The emergence of ecological sciences, which lay emphasis on the concept of the ecosystem, changed humans’ relationship with nature. Ecosystem refers to the complex interaction of living species among themselves and their physical environment. In this context, humans relate to nature as being an element of it, not its master, moving closer to biospheric egalitarianism. While the scientific approach has been criticised by many philosophers for not being able to sufficiently dislodge anthropocentrism, others contend that the belief in human life having a special place and value in the existence of the planet is useful because it confers us with responsibilities and leads to productive scientific, technological, and social actions.

Contemporary climate discussions tend to focus on questions of climate action, burden sharing and intergenerational responsibility.
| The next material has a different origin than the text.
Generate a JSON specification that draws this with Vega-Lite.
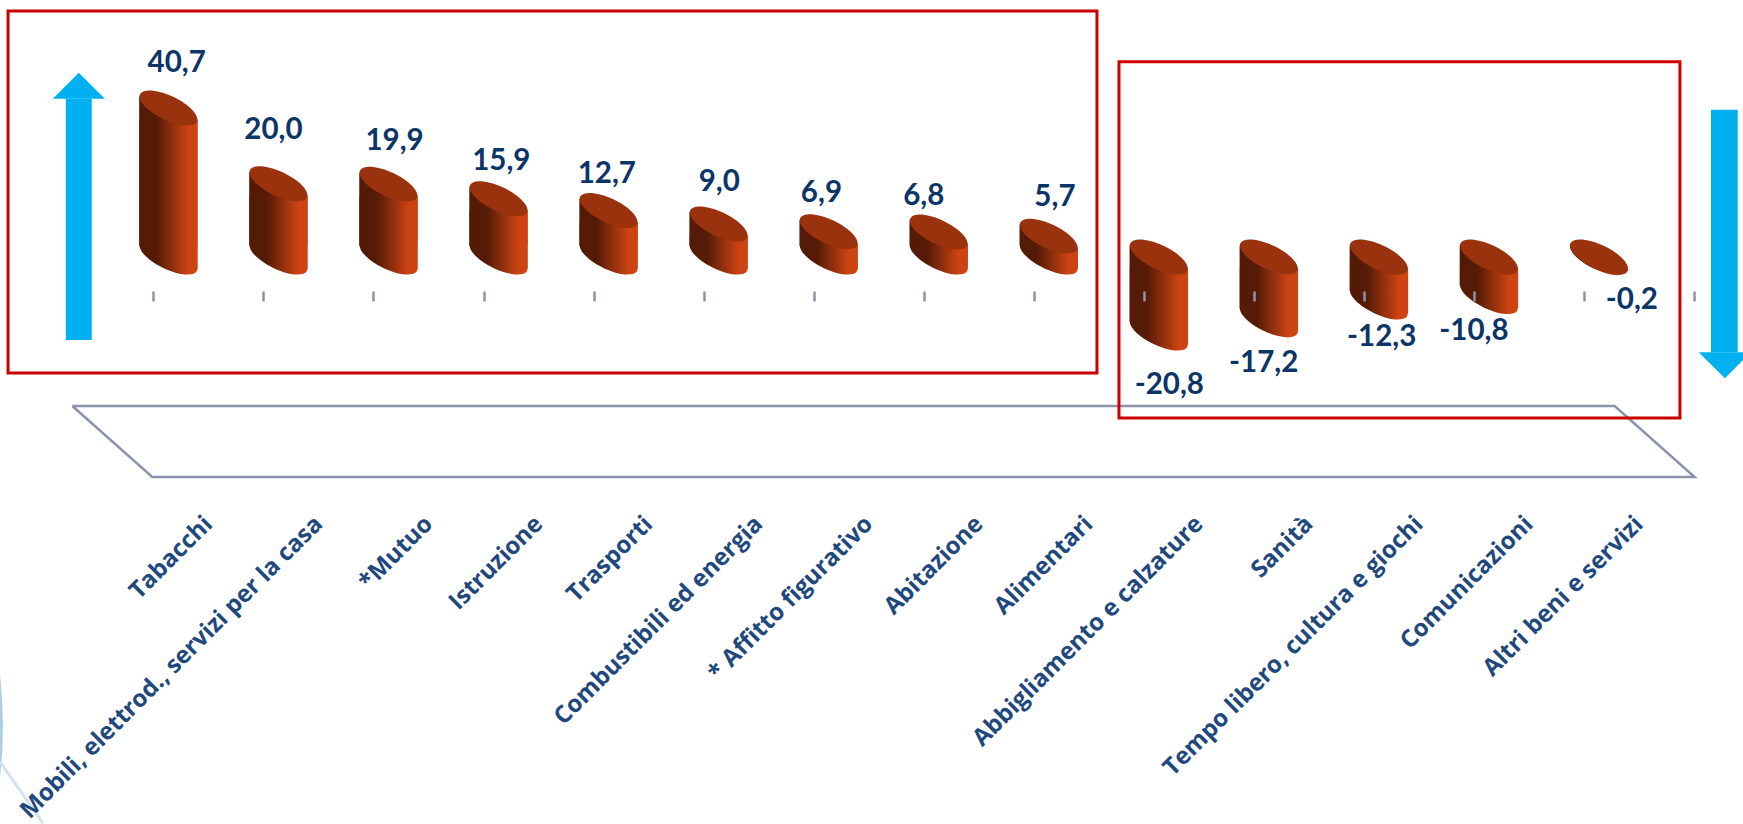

These are not simply questions of public policy and clean technology; at the core, they are questions of philosophy, and how we solve them will be determined by our sense of justice and duty. Consider how not all human populations and countries are equal in the face of climate change. The rich are driving climate change through their high-carbon lifestyles. The world's wealthiest 10% were responsible for around half of the global emissions in 2015, according to a 2020 report from Oxfam and the Stockholm Environment Institute. The top 1% were responsible for 15% of emissions, nearly twice as much as the world's poorest 50%, who were responsible for just 7% but will feel the brunt of climate impacts despite bearing the least responsibility for causing them. Environmental justice must redress the inequitable distribution of environmental burdens to economically disadvantaged groups. But ambitious targets do not make space for the bottom 50% to grow their emissions so that they achieve reasonable standards of living. How far are we willing to compromise with justice for urgent necessity?

On a global scale, rich countries, including the United States, Canada, Japan and much of western Europe, account for just 12 per cent of the global population today but are responsible for 50 per cent of all the planet-warming greenhouse gases released from fossil fuels and industry over the past 170 years. Over that time, Earth has heated up by roughly 1.1 degrees Celsius, leading to heat waves, floods, droughts and wildfires, disproportionately impacting the small island developing states and other third-world countries. Should the burden of mitigation and funding adaptation be borne in proportion to how much a country has emitted? Or should countries be made to pay to the extent that they have benefited from the activities that involve the emission of greenhouse gases? Or should burdens be distributed according to countries’ ability to pay, regardless of their contribution to pollution, since time is running out? These are some of the most contentious questions that nation-states grapple with at climate summits. All of them are questions about what is the fairest thing to do and require countries to forge a consensus about distributive justice.

Lastly, our scope of responsibilities should include future generations as well, without being concerned about reciprocity. Why do we owe moral obligations to future people? Because our actions or the lack thereof with regard to the environment have intergenerational dimensions; they create costs for future generations. If we do not course correct, succeeding generations inherit a resource-depleted, disaster-prone world. The duty to bequeath a thriving planet should push us to make tough choices, because as Barack Obama said, “We are the first generation to feel the effect of climate change and the last generation who can do something about it.”